For tankmates I want something colorful. I know little about cichlids other than my dwarfs. I'm well aware of tank specifications (ph, temp, etc) but thats pretty much it. 

So please suggest away! Numbers to how many would be great too. 

Thanks in advance.

Edit: Would it work if I did Africans? I know they'd be toast if I had a pair, but I will NOT be doing male and female of the convicts. Only female.


----------



## lohachata (Jan 27, 2006)

hmmmmm...tankmates for a pair of convicts.....by the way...there are no zebra convicts that i know of as far as standard names in the hobby..just standard and pink and HRP..
a pair , if they decide to breed , will kill almost anything you put with them...even something 10 times their size..
so whatever you decide to put in with them ; keep an eye on them...


----------



## ZebraDanio12 (Jun 17, 2011)

lohachata said:


> hmmmmm...tankmates for a pair of convicts.....by the way...there are no zebra convicts that i know of as far as standard names in the hobby..just standard and pink and HRP..
> a pair , if they decide to breed , will kill almost anything you put with them...even something 10 times their size..
> so whatever you decide to put in with them ; keep an eye on them...

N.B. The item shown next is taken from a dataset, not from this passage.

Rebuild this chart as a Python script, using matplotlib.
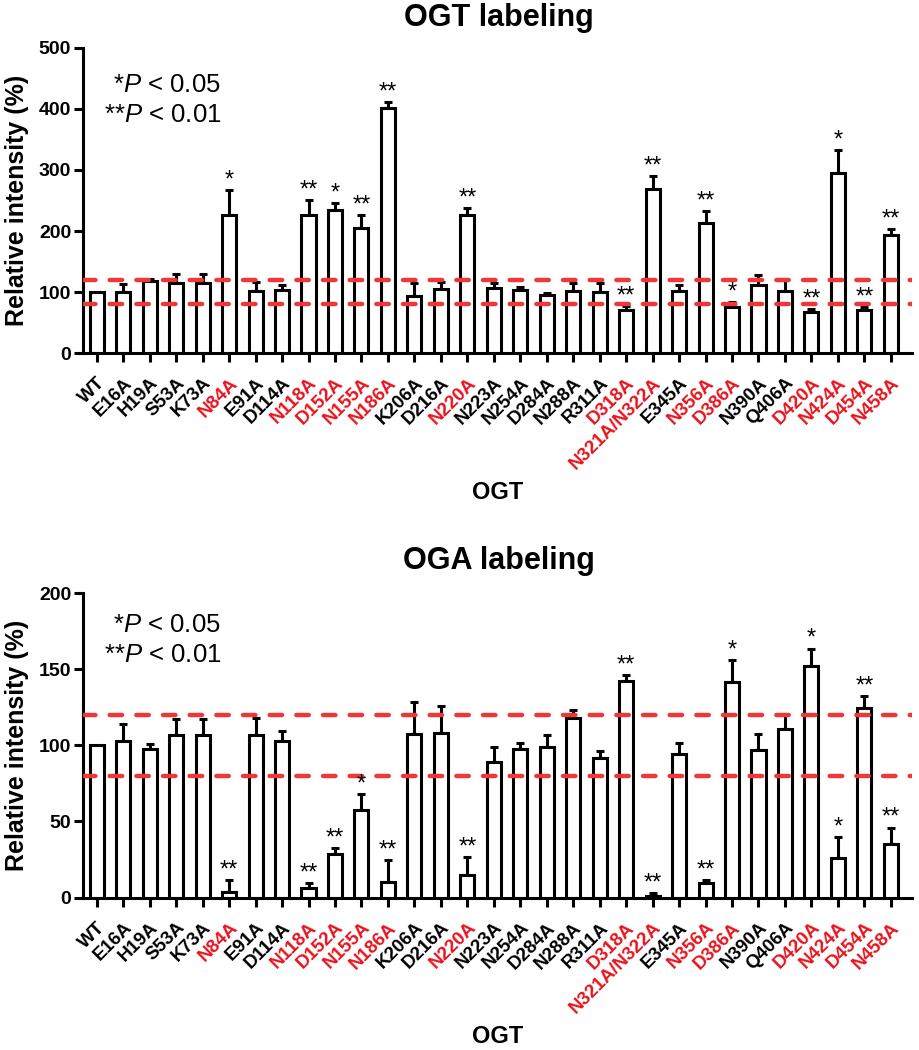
import matplotlib
matplotlib.use("Agg")
import matplotlib.pyplot as plt
import numpy as np

plt.rcParams['font.family'] = ['Liberation Sans', 'DejaVu Sans']
plt.rcParams['mathtext.fontset'] = 'custom'
plt.rcParams['mathtext.rm'] = 'Liberation Sans'
plt.rcParams['mathtext.it'] = 'Liberation Sans:italic'
plt.rcParams['mathtext.bf'] = 'Liberation Sans:bold'

labels = ["WT", "E16A", "H19A", "S53A", "K73A", "N84A", "E91A", "D114A", "N118A",
          "D152A", "N155A", "N186A", "K206A", "D216A", "N220A", "N223A", "N254A",
          "D284A", "N288A", "R311A", "D318A", "N321A/N322A", "E345A", "N356A",
          "D386A", "N390A", "Q406A", "D420A", "N424A", "D454A", "N458A"]
red_labels = ["N84A", "N118A", "D152A", "N155A", "N186A", "N220A", "D318A",
              "N321A/N322A", "N356A", "D386A", "D420A", "N424A", "D454A", "N458A"]

ogt_mean = [100, 100, 118, 115, 115, 227, 102, 103, 227, 234, 205, 401, 93, 105, 226,
            106, 104, 95, 102, 100, 71, 269, 101, 213, 76, 111, 101, 67, 295, 71, 194]
ogt_err = [0, 13, 4, 14, 14, 40, 15, 8, 23, 12, 21, 10, 22, 11, 11,
           8, 4, 3, 13, 15, 6, 21, 11, 20, 8, 17, 20, 5, 38, 4, 9]
ogt_sig = ["", "", "", "", "", "*", "", "", "**", "*", "**", "**", "", "", "**",
           "", "", "", "", "", "**", "**", "", "**", "*", "", "", "**", "*", "**", "**"]

oga_mean = [100, 103, 97.6, 106.5, 106.5, 4, 107, 103, 6.6, 28.5, 57.6, 10.5, 107.6, 108.3, 14.7,
            89, 97.8, 98.6, 118.2, 91.8, 142, 1, 94.4, 9.4, 141.6, 97, 110.7, 152.2, 26, 124.5, 35]
oga_err = [0, 11, 3.3, 11, 11, 7.5, 11, 6.5, 3, 4, 10.6, 14, 20.6, 17.3, 12,
           10, 3.5, 8, 5, 4.8, 4.4, 2, 7, 2.2, 14.3, 10.3, 10, 11.3, 14, 7.7, 11]
oga_sig = ["", "", "", "", "", "**", "", "", "**", "**", "*", "**", "", "", "**",
           "", "", "", "", "", "**", "**", "", "**", "*", "", "", "*", "*", "**", "**"]

thresholds = [80, 120]

fig = plt.figure(figsize=(9.19, 10.5), dpi=100)
ax1 = fig.add_axes([0.0903, 0.6638, 0.9021, 0.2905])
ax2 = fig.add_axes([0.0903, 0.1451, 0.9021, 0.2901])

LW = 2.2
RED = '#ee3838'


def draw(ax, mean, err, sig, ymax, ystep, title, title_y, note_y):
    x = np.arange(len(labels))
    ax.bar(x, mean, width=0.53, color='white', edgecolor='black', linewidth=LW, zorder=2)
    e = np.array(err, dtype=float)
    mask = e > 0
    ax.errorbar(x[mask], np.array(mean)[mask], yerr=[np.zeros(mask.sum()), e[mask]],
                fmt='none', ecolor='black', elinewidth=LW, capsize=3, capthick=LW, zorder=1)
    for xi, m, er, s in zip(x, mean, err, sig):
        if s:
            ax.annotate(s, (xi, m + er), xytext=(0, -1), textcoords='offset points',
                        ha='center', va='bottom', fontsize=17, color='black', zorder=4)
    for t in thresholds:
        ax.axhline(t, color=RED, linewidth=3.2, linestyle=(0, (2.8, 3.2)),
                   dash_capstyle='round', zorder=3)
    ax.set_xlim(-0.52, 30.8)
    ax.set_ylim(0, ymax)
    ax.set_yticks(np.arange(0, ymax + 1, ystep))
    ax.set_xticks(x)
    ax.set_xticklabels(labels, rotation=45, ha='right', va='top', rotation_mode='anchor',
                       fontsize=13.5, fontweight='bold')
    for tl in ax.get_xticklabels():
        if tl.get_text() in red_labels:
            tl.set_color('#e8141e')
    for tl in ax.get_yticklabels():
        tl.set_fontweight('bold')
        tl.set_fontsize(14)
    ax.spines['top'].set_visible(False)
    ax.spines['right'].set_visible(False)
    ax.spines['left'].set_linewidth(LW)
    ax.spines['bottom'].set_linewidth(LW)
    ax.tick_params(axis='both', width=LW, length=6.5, direction='out')
    ax.tick_params(axis='x', pad=9)
    ax.tick_params(axis='y', pad=2)
    ax.set_ylabel('Relative intensity (%)', fontsize=18, fontweight='bold', labelpad=7)
    ax.set_xlabel('OGT', fontsize=17, fontweight='bold', labelpad=6)
    ax.text(0.1665, note_y[0], '*$P$ < 0.05', transform=ax.transAxes, ha='right',
            va='center', fontsize=18.5)
    ax.text(0.1665, note_y[1], '**$P$ < 0.01', transform=ax.transAxes, ha='right',
            va='center', fontsize=18.5)
    fig.text(0.543, title_y, title, ha='center', va='center', fontsize=22, fontweight='bold')


draw(ax1, ogt_mean, ogt_err, ogt_sig, 500, 100, 'OGT labeling', 0.983, (0.879, 0.780))
draw(ax2, oga_mean, oga_err, oga_sig, 200, 50, 'OGA labeling', 0.466, (0.895, 0.797))

fig.savefig('out.png', dpi=100)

I know theres no zebra, i just call them that sorry 
Like i said i dbout ill have both male and female.


----------



## Hammerhead (May 28, 2012)

I have a female and a male convict and I'm gonna separate them from my parrot/jack dempsey tomorrow because the male tried to be aggressive at first, and once the other two called his bluff and realized his mouth is tiny, they now mess with him and he took to hiding with his little girlfriend (she's got a beautiful orange belly they're a cute couple) they're my favorites but if they're with passive fish they'll be mean and with tougher fish they'll hide and bite anyone who comes near. I don't like the idea of them being stored without a girlfriend though, they're so couple orientated that its like keeping 1 lovebird with a bunch of parakeets.


----------